Your objective:
Without the pictures, set down every line of the data exactly.
Start
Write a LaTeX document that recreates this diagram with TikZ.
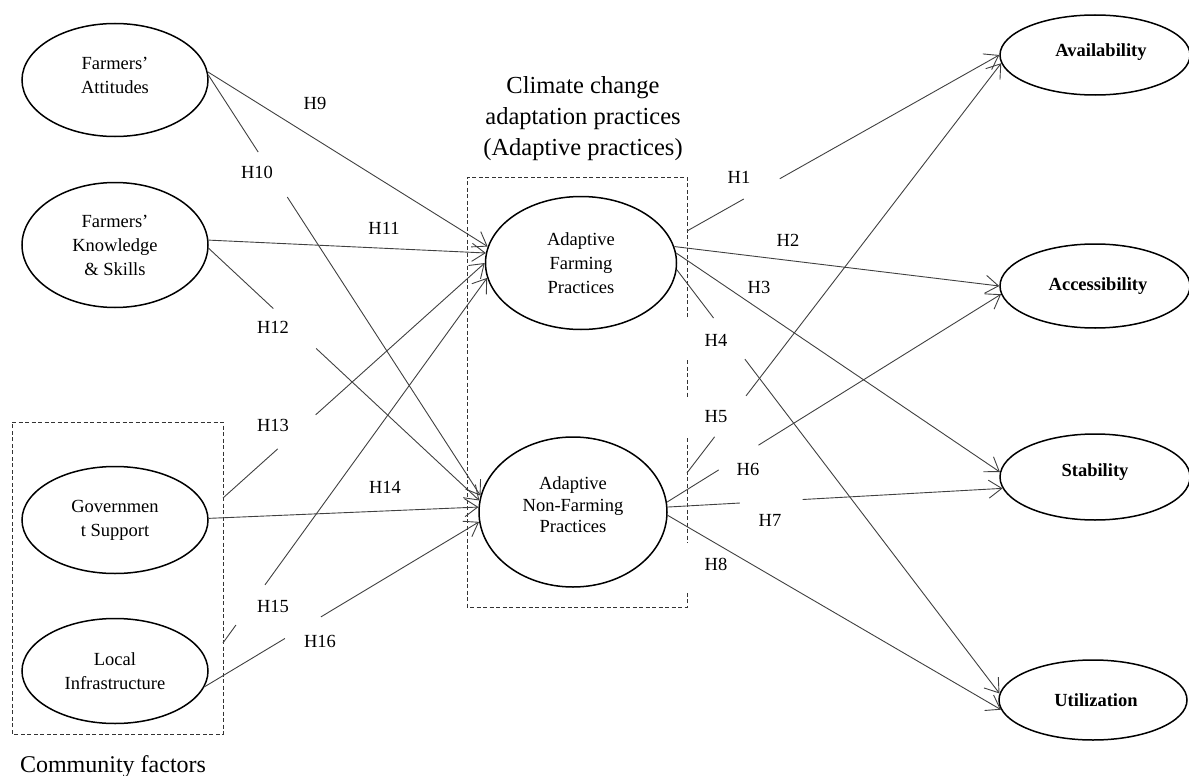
\documentclass[tikz,border=0pt]{standalone}
\usepackage{fontspec}
\setmainfont{Liberation Serif}
\usetikzlibrary{shapes.geometric,arrows.meta,calc}
\newcommand{\gapline}[4]{\draw[arr] (#1) -- ($(#1)!#3!(#2)$) ($(#1)!#4!(#2)$) -- (#2);}
\begin{document}
\begin{tikzpicture}[x=1pt,y=-1pt,
  ell/.style={ellipse,draw=black,line width=1.5pt,inner sep=0pt,align=center,font=\fontsize{18.5}{24}\selectfont},
  boldell/.style={ell,font=\fontsize{18.5}{24}\selectfont\bfseries},
  conn/.style={draw=black!75,line width=0.9pt},
  arr/.style={conn,-{Straight Barb[length=13pt,width=18pt]}},
  hlab/.style={font=\fontsize{18.5}{22}\selectfont,inner sep=0pt},
  grp/.style={draw=black!80,line width=0.9pt,dash pattern=on 4pt off 2.5pt},
  bigtext/.style={font=\fontsize{24.5}{31}\selectfont,align=center,inner sep=0pt}
]
\useasboundingbox (0,0) rectangle (1189,776);

% group boxes
\coordinate (cNW) at (12,422);
\coordinate (cNE) at (223,422);
\coordinate (cSE) at (223,734);
\coordinate (cSW) at (12,734);
\draw[grp] (cNW) -- (cNE) -- (cSE) -- (cSW) -- cycle;

\coordinate (mNW) at (467,177);
\coordinate (mNE) at (687,177);
\coordinate (mSE) at (687,607);
\coordinate (mSW) at (467,607);
\draw[grp] ($(mNE)+(0,140)$) -- (mNE) -- (mNW) -- (mSW) -- (mSE) -- ($(mSE)+(0,-15)$);
\draw[grp] ($(mNE)+(0,183)$) -- ($(mNE)+(0,220)$);
\draw[grp] ($(mNE)+(0,261)$) -- ($(mNE)+(0,366)$);

% titles
\node[bigtext] (title) at (583,119) {Climate change\\adaptation practices\\(Adaptive practices)};
\node[font=\fontsize{24}{31}\selectfont,anchor=base,inner sep=0pt] (cf) at (113,772) {Community factors};

% ellipses
\node[ell,minimum width=186pt,minimum height=113pt] (att) at (115,80) {Farmers’\\Attitudes\rule[-10pt]{0pt}{10pt}};
\node[ell,minimum width=186pt,minimum height=125pt] (know) at (115,245) {Farmers’\\Knowledge\\\& Skills};
\node[ell,minimum width=186pt,minimum height=107pt] (gov) at (115,520) {Governmen\\t Support};
\node[ell,minimum width=186pt,minimum height=105pt] (infra) at (115,671) {Local\\Infrastructure};
\node[ell,minimum width=191pt,minimum height=133pt] (afp) at (581,263) {Adaptive\\Farming\\Practices};
\node[ell,minimum width=188pt,minimum height=150pt,font=\fontsize{18.5}{21.5}\selectfont] (anf) at (573,512) {Adaptive\\Non-Farming\\Practices\rule[-14pt]{0pt}{14pt}};
\node[boldell,minimum width=190pt,minimum height=80pt] (avail) at (1095,55) {\hspace{12pt}Availability\rule[-10pt]{0pt}{10pt}};
\node[boldell,minimum width=190pt,minimum height=84pt] (access) at (1095,286) {\hspace{6pt}Accessibility};
\node[boldell,minimum width=190pt,minimum height=86pt] (stab) at (1095,477) {Stability\rule[-14pt]{0pt}{14pt}};
\node[boldell,minimum width=188pt,minimum height=80pt] (util) at (1093,700) {\hspace{6pt}Utilization};

% start points on group borders
\coordinate (cH13) at ($(cNE)!0.2436!(cSE)$);
\coordinate (cH15) at ($(cNE)!0.708!(cSE)$);
\coordinate (mH1) at ($(mNE)!0.1256!(mSE)$);
\coordinate (mH5) at ($(mNE)!0.688!(mSE)$);

% left connectors
\draw[arr] (att.5) -- (afp.170);
\gapline{att.3}{anf.170}{0.183}{0.29}
\draw[arr] (know.3) -- (afp.174);
\gapline{know.-2}{anf.173}{0.239}{0.397}
\gapline{cH13}{afp.180}{0.209}{0.354}
\draw[arr] (gov.1) -- (anf.177);
\gapline{cH15}{afp.189}{0.049}{0.159}
\gapline{infra.-10}{anf.186}{0.293}{0.424}

% right connectors
\gapline{mH1}{avail.180}{0.182}{0.297}
\draw[arr] (afp.10) -- (access.180);
\draw[arr] (afp.6) -- (stab.177);
\gapline{afp.-4}{util.176}{0.114}{0.211}
\gapline{mH5}{avail.185}{0.088}{0.188}
\gapline{anf.6}{access.185}{0.155}{0.274}
\gapline{anf.3}{stab.187}{0.216}{0.403}
\draw[arr] (anf.-2) -- (util.186);

% labels
\node[hlab] (h1) at (739,177) {H1};
\node[hlab] (h2) at (788,240) {H2};
\node[hlab] (h3) at (759,287) {H3};
\node[hlab] (h4) at (716,340) {H4};
\node[hlab] (h5) at (716,417) {H5};
\node[hlab] (h6) at (748,469) {H6};
\node[hlab] (h7) at (770,520) {H7};
\node[hlab] (h8) at (716,564) {H8};
\node[hlab] (h9) at (315,103) {H9};
\node[hlab] (h10) at (257,172) {H10};
\node[hlab] (h11) at (384,228) {H11};
\node[hlab] (h12) at (273,327) {H12};
\node[hlab] (h13) at (273,425) {H13};
\node[hlab] (h14) at (385,487) {H14};
\node[hlab] (h15) at (273,606) {H15};
\node[hlab] (h16) at (320,641) {H16};
\end{tikzpicture}
\end{document}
End
Reply to the task:
Write a LaTeX document that recreates this diagram with TikZ.
\documentclass[tikz,border=0pt]{standalone}
\usepackage{fontspec}
\setmainfont{Liberation Serif}
\usetikzlibrary{shapes.geometric,arrows.meta,calc}
\newcommand{\gapline}[4]{\draw[arr] (#1) -- ($(#1)!#3!(#2)$) ($(#1)!#4!(#2)$) -- (#2);}
\begin{document}
\begin{tikzpicture}[x=1pt,y=-1pt,
  ell/.style={ellipse,draw=black,line width=1.5pt,inner sep=0pt,align=center,font=\fontsize{18.5}{24}\selectfont},
  boldell/.style={ell,font=\fontsize{18.5}{24}\selectfont\bfseries},
  conn/.style={draw=black!75,line width=0.9pt},
  arr/.style={conn,-{Straight Barb[length=13pt,width=18pt]}},
  hlab/.style={font=\fontsize{18.5}{22}\selectfont,inner sep=0pt},
  grp/.style={draw=black!80,line width=0.9pt,dash pattern=on 4pt off 2.5pt},
  bigtext/.style={font=\fontsize{24.5}{31}\selectfont,align=center,inner sep=0pt}
]
\useasboundingbox (0,0) rectangle (1189,776);

% group boxes
\coordinate (cNW) at (12,422);
\coordinate (cNE) at (223,422);
\coordinate (cSE) at (223,734);
\coordinate (cSW) at (12,734);
\draw[grp] (cNW) -- (cNE) -- (cSE) -- (cSW) -- cycle;

\coordinate (mNW) at (467,177);
\coordinate (mNE) at (687,177);
\coordinate (mSE) at (687,607);
\coordinate (mSW) at (467,607);
\draw[grp] ($(mNE)+(0,140)$) -- (mNE) -- (mNW) -- (mSW) -- (mSE) -- ($(mSE)+(0,-15)$);
\draw[grp] ($(mNE)+(0,183)$) -- ($(mNE)+(0,220)$);
\draw[grp] ($(mNE)+(0,261)$) -- ($(mNE)+(0,366)$);

% titles
\node[bigtext] (title) at (583,119) {Climate change\\adaptation practices\\(Adaptive practices)};
\node[font=\fontsize{24}{31}\selectfont,anchor=base,inner sep=0pt] (cf) at (113,772) {Community factors};

% ellipses
\node[ell,minimum width=186pt,minimum height=113pt] (att) at (115,80) {Farmers’\\Attitudes\rule[-10pt]{0pt}{10pt}};
\node[ell,minimum width=186pt,minimum height=125pt] (know) at (115,245) {Farmers’\\Knowledge\\\& Skills};
\node[ell,minimum width=186pt,minimum height=107pt] (gov) at (115,520) {Governmen\\t Support};
\node[ell,minimum width=186pt,minimum height=105pt] (infra) at (115,671) {Local\\Infrastructure};
\node[ell,minimum width=191pt,minimum height=133pt] (afp) at (581,263) {Adaptive\\Farming\\Practices};
\node[ell,minimum width=188pt,minimum height=150pt,font=\fontsize{18.5}{21.5}\selectfont] (anf) at (573,512) {Adaptive\\Non-Farming\\Practices\rule[-14pt]{0pt}{14pt}};
\node[boldell,minimum width=190pt,minimum height=80pt] (avail) at (1095,55) {\hspace{12pt}Availability\rule[-10pt]{0pt}{10pt}};
\node[boldell,minimum width=190pt,minimum height=84pt] (access) at (1095,286) {\hspace{6pt}Accessibility};
\node[boldell,minimum width=190pt,minimum height=86pt] (stab) at (1095,477) {Stability\rule[-14pt]{0pt}{14pt}};
\node[boldell,minimum width=188pt,minimum height=80pt] (util) at (1093,700) {\hspace{6pt}Utilization};

% start points on group borders
\coordinate (cH13) at ($(cNE)!0.2436!(cSE)$);
\coordinate (cH15) at ($(cNE)!0.708!(cSE)$);
\coordinate (mH1) at ($(mNE)!0.1256!(mSE)$);
\coordinate (mH5) at ($(mNE)!0.688!(mSE)$);

% left connectors
\draw[arr] (att.5) -- (afp.170);
\gapline{att.3}{anf.170}{0.183}{0.29}
\draw[arr] (know.3) -- (afp.174);
\gapline{know.-2}{anf.173}{0.239}{0.397}
\gapline{cH13}{afp.180}{0.209}{0.354}
\draw[arr] (gov.1) -- (anf.177);
\gapline{cH15}{afp.189}{0.049}{0.159}
\gapline{infra.-10}{anf.186}{0.293}{0.424}

% right connectors
\gapline{mH1}{avail.180}{0.182}{0.297}
\draw[arr] (afp.10) -- (access.180);
\draw[arr] (afp.6) -- (stab.177);
\gapline{afp.-4}{util.176}{0.114}{0.211}
\gapline{mH5}{avail.185}{0.088}{0.188}
\gapline{anf.6}{access.185}{0.155}{0.274}
\gapline{anf.3}{stab.187}{0.216}{0.403}
\draw[arr] (anf.-2) -- (util.186);

% labels
\node[hlab] (h1) at (739,177) {H1};
\node[hlab] (h2) at (788,240) {H2};
\node[hlab] (h3) at (759,287) {H3};
\node[hlab] (h4) at (716,340) {H4};
\node[hlab] (h5) at (716,417) {H5};
\node[hlab] (h6) at (748,469) {H6};
\node[hlab] (h7) at (770,520) {H7};
\node[hlab] (h8) at (716,564) {H8};
\node[hlab] (h9) at (315,103) {H9};
\node[hlab] (h10) at (257,172) {H10};
\node[hlab] (h11) at (384,228) {H11};
\node[hlab] (h12) at (273,327) {H12};
\node[hlab] (h13) at (273,425) {H13};
\node[hlab] (h14) at (385,487) {H14};
\node[hlab] (h15) at (273,606) {H15};
\node[hlab] (h16) at (320,641) {H16};
\end{tikzpicture}
\end{document}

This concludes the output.